Он снял свою шляпу с высокой тульей, положил ее на скамейку и повернулся к ней, внимательно вглядываясь в ее профиль.
— Что, у меня на лице мошка?
— Нет, просто разговор об искусстве заставил меня посмотреть на одно произведение, сидящее сейчас рядом со мной.
Она покачала головой, давая понять, что его лесть слишком заметна. Но он продолжал:
— Впрочем, ты не безупречна, я только что заметил маленькую веснушку, вот здесь, под глазом. — Он кончиком пальца дотронулся до веснушки в форме сердечка, потом ласково провел по щеке. — Раньше я ее не замечал, в полумраке спальни ее трудно разглядеть, зато при ярком дневном свете все прекрасно видно.
— Не знаю.
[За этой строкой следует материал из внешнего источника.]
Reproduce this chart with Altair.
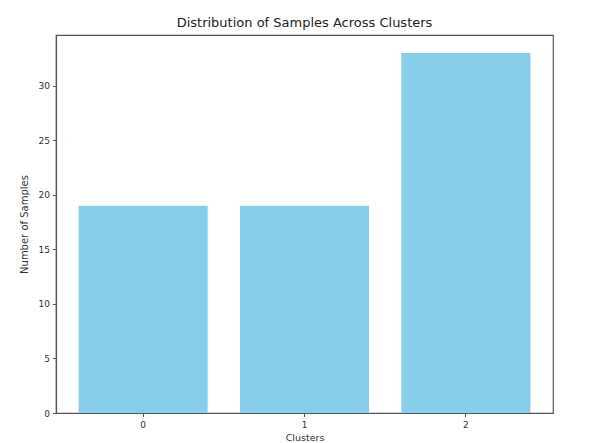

Раньше у меня было много веснушек, но мама заставляла меня умываться голландским лосьоном, и все исчезли. — Она пыталась говорить небрежно, но сердце ее вновь забилось. Он придвинулся ближе и впервые был так нежен с ней днем, сбросив свою иронически холодную маску. Впервые она получала от него столь интимные знаки внимания в публичном месте.